The Green Wave cashed in two Ahlers interceptions into 10 second-half points. ECU’s final eight possessions after the second-quarter score resulted in three punts, two turnovers, a missed field goal, turning the ball over on downs, then ending the game at the Tulane 22.
“Tulane’s a good football team,” Houston said. “They did a great job of executing. I thought Pratt made the big plays down the field in the passing game. I thought their defense did a good job of bend but don’t break. They played to keep everything underneath them, so hats off to them. They won the ballgame.”

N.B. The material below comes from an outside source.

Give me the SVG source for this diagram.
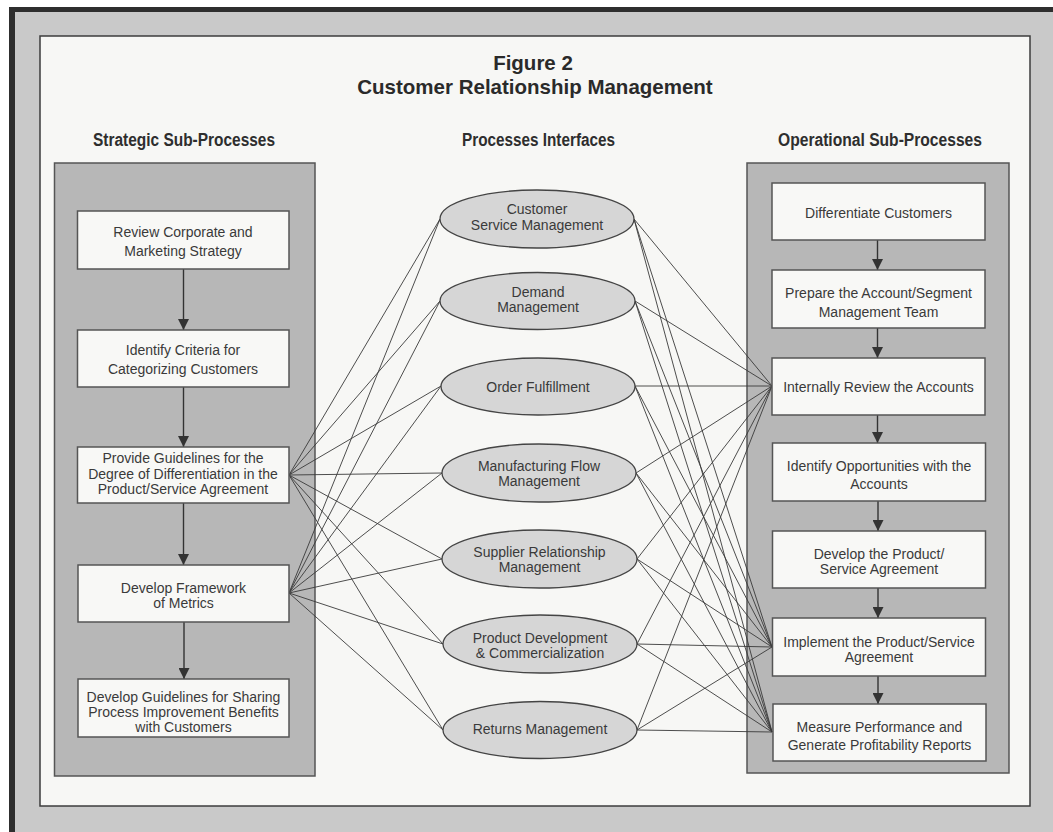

Pratt, despite being sacked five times in the second half, took the upper hand in the battle of veteran quarterbacks. The junior from Boca Raton, Fla., who sat out an overtime win over Houston with an injury, completed 27 of 34 passes for 326 yards and a pair of touchdowns. Six of his completions gained at least 20 yards, including consecutive throws of 33 and 44 yards to Duece Watts to put the Green Wave in the end zone following Larry Brooks’ first interception of the year.
Ahlers, pressured often but never sacked, connected on 32 of 51 passes for 288 yards. He now has 12,039 career passing yards to move past Shane Carden as the school’s all-time leader. He also now stands first in pass attempts with 1,614.
“I think he did some good things, and I think he made some mistakes,” Houston said of his fifth-year senior quarterback. “I don’t think it’s his best game in his career, and I don’t think it’s his worst. I would say his day’s probably a lot like our team’s. You’ve got to play cleaner, can’t make some of those mistakes and have to execute better if we want to win these big ballgames.”
ECU’s offense lacked some of its firepower with running back Rahjai Harris and receiver Jalen Johnson out with injuries. Running back Keaton Mitchell returned after missing one-plus games with a hip pointer, but never ripped off one of his signature plays.
Mitchell alternated possessions with freshman Marlon Gunn Jr. until Gunn suffered a minor injury. Mitchell finished with 47 yards rushing on 10 carries and caught eight passes for 57 yards while Gunn gained a team and career-high 67 yards on seven carries. He added three catches for 25 yards.
Tulane’s physical secondary blanketed ECU’s receivers and allowed only two completions more than 20 yards.
“They were showing us drastically different looks every single snap,” Houston said. “They were taking away anything down the field for the most part and forcing the ball underneath and to the sidelines. It had to be a game where you had to have some patience and had to execute at a high level, and we didn’t do a good enough job.”
The Pirates get a chance to change that next Saturday when Memphis comes to town for a 7:30 p.m. kickoff in Dowdy-Ficklen Stadium. The Tigers let a 26-7 lead slip away and fell 33-32 to Houston on Friday.
“We have to grow from this, we have to learn from this,” Houston said. “It’s frustrating because some mistakes you see repeated, you just can’t repeat them.”